Abstract
Over the past two decades, the landscape of medications used to treat HIV has evolved rapidly. Treatment options have improved dramatically with the development and availability of more efficacious, safer, and more tolerable antiretrovirals (ARVs). These options allow national treatment programs to better serve the needs of their patients, support significant treatment scale-up, reduce costs, and achieve public health goals. Use of the most optimal regimens and products offers many benefits to national HIV programs and people living with HIV (PLHIV), including:
- Improving quality of patient care and effectiveness of national treatment programs through improved clinical outcomes, reduced side effects, and improved patient convenience, tolerability and adherence;
- Enabling the continued scale-up of treatment despite funding constraints through less costly products, and ultimately;
- Enhancing the sustainability of overall public health programs by providing more efficacious and affordable regimens.
Accelerating the availability of new, optimal ARVs and expanding treatment coverage are major priorities for patients and governments in low- and middle-income countries (LMICs). Facilitating rapid access to these products will reduce patient morbidity and mortality while at the same time enhancing the long-term viability of public health programs in reaching the 90-90-90 targets set by the Joint United Nations Programme on HIV/AIDS (UNAIDS). The process of adopting new ARV products requires significant strategic planning and coordination across national and international stakeholders.
The HIV New Product Introduction Guide outlines key considerations for introducing new ARV products. This guide provides a framework for ministries of health (MoHs) and partners to guide the product adoption, phase-in planning, and implementation process. The framework is not intended to be a “one size fits all” approach, but should provide approaches and tools that can be tailored to meet local needs and context. While this framework focuses on ARVs, it can also be applied to other health commodities.
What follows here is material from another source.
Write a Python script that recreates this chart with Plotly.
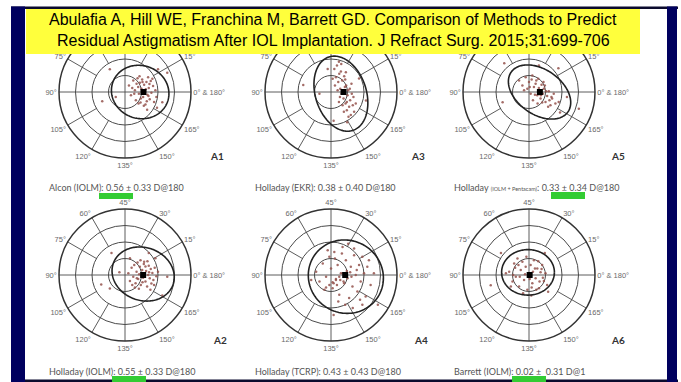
import numpy as np
import plotly.graph_objects as go

W, H = 681, 382

TITLE_LINES = [
    "Abulafia A, Hill WE, Franchina M, Barrett GD. Comparison of Methods to Predict",
    "Residual Astigmatism After IOL Implantation. J Refract Surg. 2015;31:699-706",
]

ANGLE_TICKVALS = [0, 30, 60, 90, 120, 150, 180, 210, 240, 270, 300, 330]
ANGLE_TICKTEXT = ["0° & 180°", "15°", "30°", "45°", "60°", "75°", "90°",
                  "105°", "120°", "135°", "150°", "165°"]
# top-row labels lying under the title banner (not visible in the slide)
HIDDEN_TOP_TICKS = ["30°", "45°", "60°"]
RING_VALUES = [0.5, 1.0, 1.5]
R_MAX = 2.0
SPOKE_ANGLES = [30, 60, 120, 150, 210, 240, 300, 330]
SPOKE_INNER = 1.0
AXIS_ANGLES = [0, 90]

PANELS = ["A1", "A3", "A5", "A2", "A4", "A6"]
TOP_ROW = ["A1", "A3", "A5"]
CAPTIONS = {
    "A1": "Alcon (IOLM): 0.56 ± 0.33 D@180",
    "A3": "Holladay (EKR): 0.38 ± 0.40 D@180",
    "A5": "Holladay <span style='font-size:5.5px'>(IOLM + Pentacam)</span>: 0.33 ± 0.34 D@180",
    "A2": "Holladay (IOLM): 0.55 ± 0.33 D@180",
    "A4": "Holladay (TCRP): 0.43 ± 0.43 D@180",
    "A6": "Barrett (IOLM): 0.02 ±  0.31 D@1",
}
MEAN_D = {"A1": 0.56, "A3": 0.38, "A5": 0.33, "A2": 0.55, "A4": 0.43, "A6": 0.02}
MEAN_AXIS = {"A1": 180, "A3": 180, "A5": 180, "A2": 180, "A4": 180, "A6": 1}

# prediction-error points (double-angle x / y, dioptres)
X_A1 = [0.12, 0.18, 0.25, 0.30, 0.33, 0.38, 0.40, 0.42, 0.45, 0.47, 0.50, 0.52, 0.55, 0.58, 0.60,
        0.62, 0.65, 0.68, 0.70, 0.72, 0.75, 0.78, 0.80, 0.85, 0.88, 0.92, 0.35, 0.44, 0.57, 0.63,
        0.71, 0.48, 0.28, 0.83, 0.66, 0.53, 0.41, 0.74, 0.95, 0.22,
        -0.46, -0.69, -0.28, 1.28, 1.00, 1.13, 0.67, 0.97]
Y_A1 = [0.20, -0.10, 0.35, 0.05, -0.25, 0.42, 0.15, -0.05, 0.28, -0.32, 0.10, 0.38, -0.15, 0.22, 0.02,
        -0.38, 0.30, -0.08, 0.45, 0.12, -0.22, 0.33, -0.02, 0.18, -0.30, 0.05, 0.25, 0.48, -0.42, 0.08,
        -0.12, -0.20, -0.05, 0.40, -0.28, 0.30, -0.35, 0.24, -0.15, 0.12,
        0.69, -0.28, -0.15, 0.58, 0.69, -0.31, -0.54, -0.48]

X_A2 = [0.10, 0.15, 0.20, 0.25, 0.28, 0.32, 0.35, 0.38, 0.40, 0.43, 0.45, 0.48, 0.50, 0.52, 0.55,
        0.57, 0.60, 0.62, 0.64, 0.67, 0.70, 0.72, 0.75, 0.78, 0.80, 0.83, 0.86, 0.90, 0.95, 1.00,
        0.30, 0.42, 0.58, 0.68, 0.47, 0.36, 0.77, 0.53, 0.62, 0.88, 0.22, 0.73,
        -0.41, -0.72, -0.46, -0.17, 0.92, 1.13, 1.28, 0.72, 0.15]
Y_A2 = [0.05, -0.18, 0.22, -0.05, 0.30, -0.25, 0.10, 0.38, -0.12, 0.02, 0.25, -0.30, -0.02, 0.15, -0.08,
        0.33, 0.04, -0.20, 0.12, -0.35, 0.00, 0.28, -0.10, 0.18, -0.26, 0.06, -0.15, 0.22, -0.04, 0.10,
        -0.38, -0.42, 0.40, 0.42, 0.45, -0.10, -0.45, -0.22, 0.26, -0.30, -0.30, 0.08,
        0.67, -0.29, -0.41, 0.08, 0.51, -0.62, -0.05, 0.67, 0.51]

X_A3 = [0.10, 0.15, 0.18, 0.22, 0.25, 0.28, 0.30, 0.32, 0.34, 0.36, 0.38, 0.40, 0.42, 0.44, 0.46,
        0.48, 0.50, 0.52, 0.55, 0.58, 0.60, 0.63, 0.66, 0.70, 0.20, 0.27, 0.35, 0.45, 0.53, 0.62,
        0.12, 0.39, 0.57, 0.31, 0.48, 0.68, 0.24, 0.43, 0.05, 0.75,
        -0.84, -0.35, 0.24, 1.06, 0.85, 0.08, 0.49, -0.10]
Y_A3 = [0.70, 0.45, 0.80, 0.30, 0.55, 0.10, 0.62, -0.05, 0.35, 0.02, -0.20, 0.48, 0.15, -0.35, 0.20,
        -0.55, -0.10, 0.05, -0.45, -0.25, -0.70, -0.05, -0.40, -0.60, 0.05, -0.15, -0.40, 0.60, -0.75, 0.25,
        0.20, -0.60, 0.10, 0.85, -0.30, -0.15, -0.30, 0.38, 0.40, -0.35,
        0.21, -0.05, 0.92, -0.26, 0.41, -0.87, -0.92, 0.70]

X_A4 = [-0.45, -0.35, -0.25, -0.15, -0.05, 0.00, 0.05, 0.10, 0.15, 0.20, 0.25, 0.30, 0.35, 0.40, 0.45,
        0.50, 0.55, 0.60, 0.65, 0.70, 0.75, 0.80, 0.85, 0.90, 0.95, 1.00, 1.05, 1.10, 1.20, 1.30,
        -0.20, 0.08, 0.28, 0.48, 0.62, 0.18, 0.38, 0.58, 0.78, 0.12, 0.33, 0.52, 0.70, 0.88, -0.10,
        0.22, 0.43, 0.66, 0.95, 1.15, -0.15, -0.05, 0.05, 0.15, 0.25, 0.35,
        0.08, 1.42, -0.60]
Y_A4 = [0.10, -0.20, 0.35, -0.05, 0.55, 0.20, -0.40, 0.70, -0.15, 0.30, -0.60, 0.05, 0.85, -0.25, 0.45,
        -0.10, -0.70, 0.25, -0.35, 0.60, 0.00, -0.50, 0.30, -0.20, 0.55, 0.05, -0.65, 0.25, -0.30, 0.05,
        -0.45, -0.25, -0.15, 0.12, -0.05, -0.30, -0.20, 0.08, 0.15, 0.50, 0.65, 0.95, 0.80, -0.75, 0.75,
        -0.80, -0.90, -1.00, -0.90, 0.45, -0.38, -0.30, -0.22, -0.12, -0.05, 0.05,
        -1.21, -0.90, -0.15]

X_A5 = [-0.30, -0.20, -0.10, -0.05, 0.00, 0.05, 0.10, 0.15, 0.20, 0.25, 0.28, 0.32, 0.35, 0.38, 0.42,
        0.45, 0.50, 0.55, 0.60, 0.65, 0.70, 0.75, 0.80, 0.90, 0.12, 0.22, 0.30, 0.40, 0.48, 0.58,
        -0.15, 0.02, 0.18, 0.36, 0.52, 0.68, 0.26, 0.44, 0.08, 0.62,
        -0.75, -0.80, 0.89, 1.51, 1.15, 0.94, 0.30]
Y_A5 = [0.35, 0.20, 0.45, 0.10, 0.30, -0.05, 0.50, 0.15, 0.25, -0.10, 0.40, 0.05, -0.20, 0.22, -0.05,
        0.10, -0.30, -0.12, 0.02, -0.40, -0.20, -0.05, -0.35, -0.30, -0.25, 0.35, 0.12, -0.32, 0.20, -0.45,
        0.05, 0.15, -0.08, -0.10, 0.02, -0.15, -0.35, 0.30, 0.38, -0.25,
        0.87, -0.31, 0.72, -0.51, -0.15, -0.62, 0.80]

X_A6 = [-0.60, -0.50, -0.45, -0.40, -0.35, -0.30, -0.25, -0.20, -0.15, -0.10, -0.05, 0.00, 0.05, 0.10,
        0.15, 0.20, 0.25, 0.30, 0.35, 0.40, 0.45, 0.50, 0.55, -0.55, -0.28, -0.08, 0.12, 0.32, -0.42,
        -0.18, 0.22, 0.42, -0.32, 0.02, 0.28, -0.12, 0.08, 0.38, -0.48, 0.18,
        -1.16, -0.85, 0.48, 0.58, 0.07, -0.70]
Y_A6 = [0.10, -0.20, 0.35, -0.05, 0.50, -0.35, 0.15, 0.40, -0.15, 0.25, -0.45, 0.05, 0.30, -0.25,
        0.45, -0.10, 0.20, -0.40, 0.08, 0.30, -0.18, 0.05, -0.30, -0.35, -0.05, 0.55, 0.10, -0.20, 0.22,
        -0.55, -0.45, -0.08, 0.30, -0.12, 0.42, 0.02, -0.38, 0.18, 0.00, 0.20,
        -0.31, 0.67, 0.67, -0.51, -0.62, 0.05]

POINTS = {"A1": (X_A1, Y_A1), "A2": (X_A2, Y_A2), "A3": (X_A3, Y_A3),
          "A4": (X_A4, Y_A4), "A5": (X_A5, Y_A5), "A6": (X_A6, Y_A6)}

# 95% ellipses: centre x, centre y, semi-major, semi-minor, tilt (deg)
ELLIPSES = {
    "A1": (0.46, 0.00, 0.88, 0.80, -20),
    "A2": (0.55, 0.03, 0.96, 0.80, -20),
    "A3": (0.30, -0.05, 1.17, 0.77, -72),
    "A4": (0.45, -0.05, 1.15, 1.10, -30),
    "A5": (0.32, 0.00, 1.05, 0.68, -35),
    "A6": (-0.03, 0.08, 0.80, 0.69, 0),
}

# ---------------- layout geometry (pixels) ----------------
CENTERS = {"A1": (125, 92), "A3": (331, 92), "A5": (529, 92),
           "A2": (125, 275), "A4": (331, 275), "A6": (529, 275)}
R_PX = 66
CAPTION_POS = {"A1": (47, 187), "A3": (253, 187), "A5": (452, 187),
               "A2": (47, 371), "A4": (253, 371), "A6": (452, 371)}
LABEL_POS = {"A1": (217, 156), "A3": (418, 156), "A5": (618, 156),
             "A2": (220, 340), "A4": (421, 340), "A6": (618, 340)}
GREEN_BARS = [(99, 133, 193, 199), (551, 585, 192, 199), (112, 146, 376, 382), (512, 546, 376, 382)]


def px(x):
    return x / W


def py(y):
    return 1 - y / H


def to_polar(x, y):
    x = np.asarray(x, float)
    y = np.asarray(y, float)
    return np.hypot(x, y), np.degrees(np.arctan2(y, x))


fig = go.Figure()
layout_polars = {}
GRID = "#4a4a4a"

for i, name in enumerate(PANELS):
    sub = "polar" if i == 0 else f"polar{i + 1}"
    cx, cy = CENTERS[name]
    ticktext = ANGLE_TICKTEXT
    if name in TOP_ROW:
        ticktext = ["" if t in HIDDEN_TOP_TICKS else t for t in ANGLE_TICKTEXT]
    layout_polars[sub] = dict(
        domain=dict(x=[px(cx - R_PX), px(cx + R_PX)], y=[py(cy + R_PX), py(cy - R_PX)]),
        bgcolor="white",
        radialaxis=dict(range=[0, R_MAX], tickmode="array", tickvals=RING_VALUES,
                        showticklabels=False, ticks="", showline=False,
                        gridcolor=GRID, gridwidth=0.9),
        angularaxis=dict(tickmode="array", tickvals=ANGLE_TICKVALS, ticktext=ticktext,
                         direction="counterclockwise", rotation=0, showgrid=False, ticks="",
                         showline=True, linecolor="#333", linewidth=1.5,
                         tickfont=dict(family="Liberation Sans, Arial", size=7.5, color="#6a6a6a")),
    )
    # spokes
    sr, st = [], []
    for a in SPOKE_ANGLES:
        sr += [SPOKE_INNER, R_MAX, None]
        st += [a, a, None]
    for a in AXIS_ANGLES:
        sr += [R_MAX, 0, R_MAX, None]
        st += [a, a, a + 180, None]
    fig.add_trace(go.Scatterpolar(r=sr, theta=st, mode="lines", subplot=sub,
                                  line=dict(color=GRID, width=0.9), hoverinfo="skip",
                                  showlegend=False))
    # points
    xs, ys = POINTS[name]
    r, th = to_polar(xs, ys)
    fig.add_trace(go.Scatterpolar(r=r, theta=th, mode="markers", subplot=sub,
                                  marker=dict(size=2.5, color="#94524c", opacity=0.85),
                                  showlegend=False))
    # ellipse
    ecx, ecy, ea, eb, ephi = ELLIPSES[name]
    t = np.linspace(0, 2 * np.pi, 181)
    phi = np.radians(ephi)
    ex = ecx + ea * np.cos(t) * np.cos(phi) - eb * np.sin(t) * np.sin(phi)
    ey = ecy + ea * np.cos(t) * np.sin(phi) + eb * np.sin(t) * np.cos(phi)
    er, et = to_polar(ex, ey)
    fig.add_trace(go.Scatterpolar(r=er, theta=et, mode="lines", subplot=sub,
                                  line=dict(color="#222", width=1.6), hoverinfo="skip",
                                  showlegend=False))
    # centroid
    fig.add_trace(go.Scatterpolar(r=[MEAN_D[name]], theta=[2 * MEAN_AXIS[name]], mode="markers",
                                  subplot=sub, marker=dict(symbol="square", size=6, color="black"),
                                  showlegend=False))

shapes = []


def rect(x0, x1, y0, y1, color):
    shapes.append(dict(type="rect", xref="paper", yref="paper", x0=px(x0), x1=px(x1),
                       y0=py(y1), y1=py(y0), fillcolor=color, line=dict(width=0), layer="above"))


rect(11, 678, 6.5, 9, "#0b0b2e")
rect(11, 678, 379.5, 382, "#0b0b2e")
rect(11, 25, 6.5, 382, "#00005e")
rect(667, 677, 6.5, 382, "#00005e")
rect(26, 640, 9, 54, "#ffff3c")
for x0, x1, y0, y1 in GREEN_BARS:
    rect(x0, x1, y0, y1, "#33cc33")

annotations = []
for line, y in zip(TITLE_LINES, [20, 40.5]):
    annotations.append(dict(text=line, x=px(333), y=py(y), xref="paper", yref="paper",
                            xanchor="center", yanchor="middle", showarrow=False,
                            font=dict(family="Liberation Sans, Arial", size=16, color="black")))
for name in PANELS:
    x, y = CAPTION_POS[name]
    annotations.append(dict(text=CAPTIONS[name], x=px(x), y=py(y), xref="paper", yref="paper",
                            xanchor="left", yanchor="middle", showarrow=False,
                            font=dict(family="Lato, Noto Sans", size=9, color="#555")))
    x, y = LABEL_POS[name]
    annotations.append(dict(text="<b>" + name + "</b>", x=px(x), y=py(y), xref="paper", yref="paper",
                            xanchor="center", yanchor="middle", showarrow=False,
                            font=dict(family="Lato, Noto Sans", size=10, color="#333")))

fig.update_layout(width=W, height=H, autosize=False, margin=dict(l=0, r=0, t=0, b=0),
                  paper_bgcolor="white", showlegend=False, shapes=shapes,
                  annotations=annotations, dragmode=False, **layout_polars)

fig.write_html("out.html")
With the World Health Organization’s (WHO) recent inclusion of dolutegravir (DTG) and lower-dose efavirenz (TLE400) as alternate first-line regimens, and availability of tenofovir disoproxil fumurate/lamivudine/dolutegravir (TLD) as a fixed-dose combination (FDC), countries are moving towards large scale shifts in first-line products. Further, several optimal pediatric products are being rolled out across LMICs, with additional new products in the development pipeline for a small treatment population. Development, implementation and monitoring of detailed, systematic product introduction strategies is critical to ensuring smooth product transitions. The approaches and tools in this guide and the accompanying HIV New Product Introduction Toolkit are designed to help MoHs to direct and manage the transition process.